O livro recolhe a entrevista que ele deu à revista Caros Amigos em 1999. Ele diz que achava que "Menina, amanhã de manhã" seria um sucesso comercial... Mais interessante, porém, é o que ele diz da cultura oral:
Um povo que lê, um povo alfabetizado, que sabe escrever, não tem medo de perder sua cultura. Escreve livros, bota nas bibliotecas e vai ver novela. Não se preocupa com nada, está tudo ali escrito. O sertanejo é diferente. É esse tipo de analfabeto que eu sou e que Os sertões me mostrou que era o que eu devia continuar a ser. O sertanejo tem que falar cultura, dançar cultura, cantar cultura, fazer pensamento dos conhecimentos esotéricos na paisagem das caatingas num constante esforço para não perder a cultura que ele ama, mas não tem como registrar.
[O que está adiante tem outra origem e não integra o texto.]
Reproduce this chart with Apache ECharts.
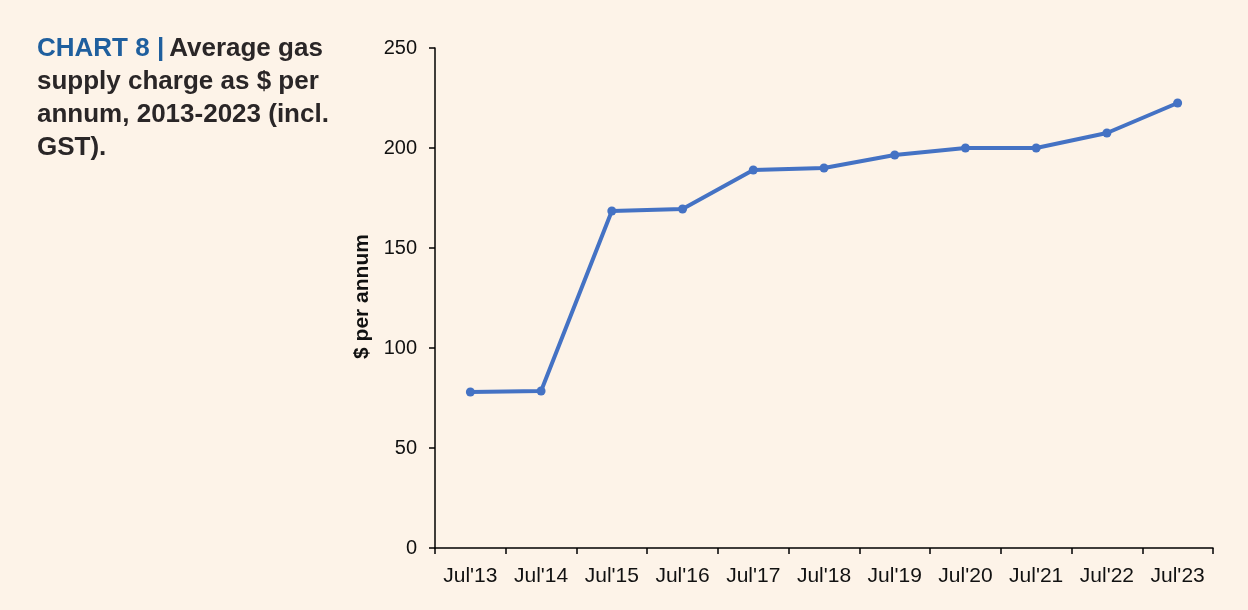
<!DOCTYPE html>
<html>
<head>
<meta charset="utf-8">
<script src="https://cdn.jsdelivr.net/npm/echarts@6/dist/echarts.min.js"></script>
<style>
html,body{margin:0;padding:0;background:#fdf3e8;}
#c{width:1248px;height:610px;}
</style>
</head>
<body>
<div id="c"></div>
<script>
const categories = ["Jul'13","Jul'14","Jul'15","Jul'16","Jul'17","Jul'18","Jul'19","Jul'20","Jul'21","Jul'22","Jul'23"];
const supplyCharge = [78, 78.5, 168.5, 169.5, 189, 190, 196.5, 200, 200, 207.5, 222.5];
const yTicks = [0, 50, 100, 150, 200, 250];

const FONT = 'Liberation Sans, Arial, sans-serif';
const chart = echarts.init(document.getElementById('c'));
chart.setOption({
  backgroundColor: '#fdf3e8',
  animation: false,
  title: {
    left: 32, top: 27,
    text: '{a|CHART 8 |} {b|Average gas}\n{b|supply charge as $ per}\n{b|annum, 2013-2023 (incl.}\n{b|GST).}',
    textStyle: {
      rich: {
        a: {fontFamily: FONT, fontSize: 26, fontWeight: 'bold', color: '#1f5f9e', lineHeight: 33},
        b: {fontFamily: FONT, fontSize: 26, fontWeight: 'bold', color: '#2a2627', lineHeight: 33}
      }
    }
  },
  grid: {left: 435, right: 35, top: 48, bottom: 62, containLabel: false},
  xAxis: {
    type: 'category',
    data: categories,
    boundaryGap: true,
    axisLine: {lineStyle: {color: '#000', width: 1.5}},
    axisTick: {show: true, length: 6, inside: false, lineStyle: {color: '#000', width: 1.5}},
    axisLabel: {color: '#111', fontSize: 21, fontFamily: FONT, margin: 18},
    splitLine: {show: false}
  },
  yAxis: {
    type: 'value',
    min: yTicks[0], max: yTicks[yTicks.length - 1], interval: 50,
    name: '$ per annum',
    nameLocation: 'middle',
    nameGap: 60,
    nameRotate: 90,
    nameTextStyle: {fontFamily: FONT, fontSize: 21, fontWeight: 'bold', color: '#111', padding: [0, 0, 0, 3]},
    axisLine: {show: true, lineStyle: {color: '#000', width: 1.5}},
    axisTick: {show: true, length: 6, lineStyle: {color: '#000', width: 1.5}},
    axisLabel: {color: '#111', fontSize: 20, fontFamily: FONT, margin: 18},
    splitLine: {show: false}
  },
  series: [{
    type: 'line',
    data: supplyCharge,
    symbol: 'circle',
    symbolSize: 9,
    lineStyle: {color: '#4472c4', width: 4},
    itemStyle: {color: '#4472c4'}
  }]
});
</script>
</body>
</html>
O caráter único de Tom Zé decorre de, apesar de ele ter ido à universidade, ele não renegou suas origens, fundadas em uma ética muito diversa do saber acadêmico e, com isso, criou um idioma único, que combina um saber verbal muito engenhoso com o inarticulável.
A citação trata de um aspecto da cultura oral que levou Mário de Andrade a elogiar a canção popular nas crônicas para a Revista do Brasil (Sejamos todos musicais: as crônicas na 3a. fase da Revista do Brasil. São Paulo: Alameda, 2013): o sertanejo a cria para não esquecer as histórias de sua vida e, por isso, a canção é sempre necessária.
Poder-se-ia dizer que se trata bem do contrário da produção massificada da indústria musical que, além de gerar canções marcadas pela obsolescência, isto é, feitas para serem esquecidas pela próxima moda, também precisa, para o sucesso comercial, canibalizar as tradições e calá-las.
Tom Zé ousou não seguir essa indústria; pagou o preço disso, mas também colheu os frutos felizes da ousadia necessária.